PRH: It’s impossible to ignore the fact that we only know Tess in New York; the book begins with her entrance to the city, and very little of her previous life is revealed. Readers, then, get to know Tess as she gets to know her new self, awakened by the rush of city life. Why did you choose to omit her backstory?
SD: The novel is about a specific moment – a year in which Tess starts to become her adult, womanly self – and that moment is inextricably tied to New York City and the restaurant. She is an experiment in the present tense, and I find it to be so true to my life in the city. That your life does start when you cross the bridge and have autonomy, freedom, financial independence. After a lifetime of being acted on, she’s learning to take action herself. And it’s so true that in restaurants you can work with people for years and still not know their last name. It’s a temporary, present-tense intimacy that doesn’t depend on the past or future to give it intensity.

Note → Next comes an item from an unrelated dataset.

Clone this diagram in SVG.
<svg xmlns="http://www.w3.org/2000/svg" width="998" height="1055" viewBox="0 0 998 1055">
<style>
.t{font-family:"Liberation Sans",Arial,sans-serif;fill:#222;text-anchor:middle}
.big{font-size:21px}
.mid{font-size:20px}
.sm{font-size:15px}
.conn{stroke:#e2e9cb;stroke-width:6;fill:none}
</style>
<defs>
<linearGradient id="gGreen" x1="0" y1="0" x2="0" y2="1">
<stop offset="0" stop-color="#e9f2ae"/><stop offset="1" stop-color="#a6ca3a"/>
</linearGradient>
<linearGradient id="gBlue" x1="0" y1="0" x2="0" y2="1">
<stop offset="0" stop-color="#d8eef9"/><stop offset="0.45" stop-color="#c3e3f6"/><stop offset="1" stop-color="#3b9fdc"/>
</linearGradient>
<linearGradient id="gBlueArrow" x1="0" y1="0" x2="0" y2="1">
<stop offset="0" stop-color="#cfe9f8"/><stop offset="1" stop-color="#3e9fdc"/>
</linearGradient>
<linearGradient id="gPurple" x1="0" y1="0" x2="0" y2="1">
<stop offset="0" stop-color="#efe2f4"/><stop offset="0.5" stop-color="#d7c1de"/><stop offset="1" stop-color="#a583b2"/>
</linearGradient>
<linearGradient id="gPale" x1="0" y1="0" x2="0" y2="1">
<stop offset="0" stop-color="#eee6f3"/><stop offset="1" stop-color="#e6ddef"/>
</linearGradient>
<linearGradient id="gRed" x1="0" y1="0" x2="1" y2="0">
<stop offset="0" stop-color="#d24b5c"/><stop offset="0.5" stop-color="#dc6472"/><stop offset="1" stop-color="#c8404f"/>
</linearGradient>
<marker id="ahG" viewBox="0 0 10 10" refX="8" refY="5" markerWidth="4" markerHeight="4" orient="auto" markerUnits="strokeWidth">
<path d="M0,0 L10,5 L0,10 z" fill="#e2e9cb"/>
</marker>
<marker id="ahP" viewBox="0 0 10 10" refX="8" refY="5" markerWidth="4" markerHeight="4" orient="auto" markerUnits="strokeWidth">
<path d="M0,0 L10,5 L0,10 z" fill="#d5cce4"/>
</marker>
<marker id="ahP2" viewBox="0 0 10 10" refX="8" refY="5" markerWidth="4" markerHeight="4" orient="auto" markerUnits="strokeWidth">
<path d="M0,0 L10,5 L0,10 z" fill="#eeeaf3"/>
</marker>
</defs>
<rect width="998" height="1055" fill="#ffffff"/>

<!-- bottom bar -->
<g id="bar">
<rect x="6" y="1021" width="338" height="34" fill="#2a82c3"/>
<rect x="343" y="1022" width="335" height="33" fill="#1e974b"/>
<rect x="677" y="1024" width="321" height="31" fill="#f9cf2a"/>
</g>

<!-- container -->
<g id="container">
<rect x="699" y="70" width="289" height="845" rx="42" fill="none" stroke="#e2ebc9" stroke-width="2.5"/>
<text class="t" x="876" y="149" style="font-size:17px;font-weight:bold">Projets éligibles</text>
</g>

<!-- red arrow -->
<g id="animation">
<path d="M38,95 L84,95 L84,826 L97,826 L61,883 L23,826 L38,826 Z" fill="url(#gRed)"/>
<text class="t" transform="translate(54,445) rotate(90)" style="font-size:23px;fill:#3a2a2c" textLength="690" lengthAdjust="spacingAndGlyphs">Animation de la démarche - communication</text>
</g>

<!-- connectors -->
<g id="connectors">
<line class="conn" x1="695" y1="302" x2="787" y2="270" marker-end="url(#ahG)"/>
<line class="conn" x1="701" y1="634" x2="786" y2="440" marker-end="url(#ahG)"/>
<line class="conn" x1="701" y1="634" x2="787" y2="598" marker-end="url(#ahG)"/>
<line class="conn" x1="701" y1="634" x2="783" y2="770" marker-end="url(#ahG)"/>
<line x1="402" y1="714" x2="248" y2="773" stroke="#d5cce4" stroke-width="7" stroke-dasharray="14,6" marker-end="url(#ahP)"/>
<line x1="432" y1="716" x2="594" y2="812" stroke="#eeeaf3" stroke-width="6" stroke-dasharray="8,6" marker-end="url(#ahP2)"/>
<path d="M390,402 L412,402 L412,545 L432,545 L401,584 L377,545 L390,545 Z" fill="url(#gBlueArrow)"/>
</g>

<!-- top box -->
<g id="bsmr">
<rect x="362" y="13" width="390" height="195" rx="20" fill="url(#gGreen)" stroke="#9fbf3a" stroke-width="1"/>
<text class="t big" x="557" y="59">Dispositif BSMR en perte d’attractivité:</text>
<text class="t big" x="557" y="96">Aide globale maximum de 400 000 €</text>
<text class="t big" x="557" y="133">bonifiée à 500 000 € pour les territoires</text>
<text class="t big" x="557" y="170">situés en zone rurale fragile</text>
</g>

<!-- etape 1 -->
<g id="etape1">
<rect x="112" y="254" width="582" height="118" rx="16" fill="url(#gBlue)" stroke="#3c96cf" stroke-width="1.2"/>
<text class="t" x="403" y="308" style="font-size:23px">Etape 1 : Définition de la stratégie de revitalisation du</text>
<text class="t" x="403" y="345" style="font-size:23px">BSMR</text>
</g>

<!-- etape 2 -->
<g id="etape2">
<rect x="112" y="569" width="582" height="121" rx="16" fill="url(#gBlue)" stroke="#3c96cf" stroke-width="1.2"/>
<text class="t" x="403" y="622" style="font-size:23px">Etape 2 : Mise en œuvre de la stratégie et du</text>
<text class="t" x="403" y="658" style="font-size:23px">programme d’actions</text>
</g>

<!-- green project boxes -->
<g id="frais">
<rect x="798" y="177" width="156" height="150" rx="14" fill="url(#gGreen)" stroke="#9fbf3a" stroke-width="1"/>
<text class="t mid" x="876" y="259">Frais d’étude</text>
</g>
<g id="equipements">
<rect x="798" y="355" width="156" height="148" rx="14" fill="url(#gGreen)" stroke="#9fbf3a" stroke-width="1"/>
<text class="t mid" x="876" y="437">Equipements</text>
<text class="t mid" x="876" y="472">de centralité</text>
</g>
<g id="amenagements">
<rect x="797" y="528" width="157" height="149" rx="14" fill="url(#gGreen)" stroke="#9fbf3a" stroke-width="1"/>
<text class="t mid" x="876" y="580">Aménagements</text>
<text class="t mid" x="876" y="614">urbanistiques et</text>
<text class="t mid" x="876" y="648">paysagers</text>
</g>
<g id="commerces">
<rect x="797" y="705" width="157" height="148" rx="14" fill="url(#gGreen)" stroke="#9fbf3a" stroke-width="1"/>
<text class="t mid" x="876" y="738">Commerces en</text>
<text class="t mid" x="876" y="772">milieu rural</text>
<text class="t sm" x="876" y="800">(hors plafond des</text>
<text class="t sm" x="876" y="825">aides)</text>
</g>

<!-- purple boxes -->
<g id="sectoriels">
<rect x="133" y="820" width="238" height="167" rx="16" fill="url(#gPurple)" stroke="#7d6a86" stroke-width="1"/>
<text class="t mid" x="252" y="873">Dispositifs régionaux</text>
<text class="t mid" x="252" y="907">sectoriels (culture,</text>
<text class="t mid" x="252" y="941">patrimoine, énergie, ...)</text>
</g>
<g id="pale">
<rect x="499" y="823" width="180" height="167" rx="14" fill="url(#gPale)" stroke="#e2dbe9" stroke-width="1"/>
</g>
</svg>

PRH: The story of your own success has swept the book world off its feet. From where you stand now, is there any advice you wish you could give your younger self? Do you have any words of advice for young aspiring writers?
SD: I never feel qualified to give advice – I muddled my way through this process, asking for help, making mistakes – which is what every first-time novelist does. The only real advice I have for writers is to finish their projects. I had a professor say that to me once, and it felt so obvious, but it’s actually quite difficult. So many people start novels, but it’s a miracle to finish one. The only way to publish is to finish that first draft – you’re going to revise it a dozen times, so don’t be precious about it. You won’t know what kind of animal you’re dealing with until you get to the last line.
And to my younger self, I would only say, Please be kind to yourself.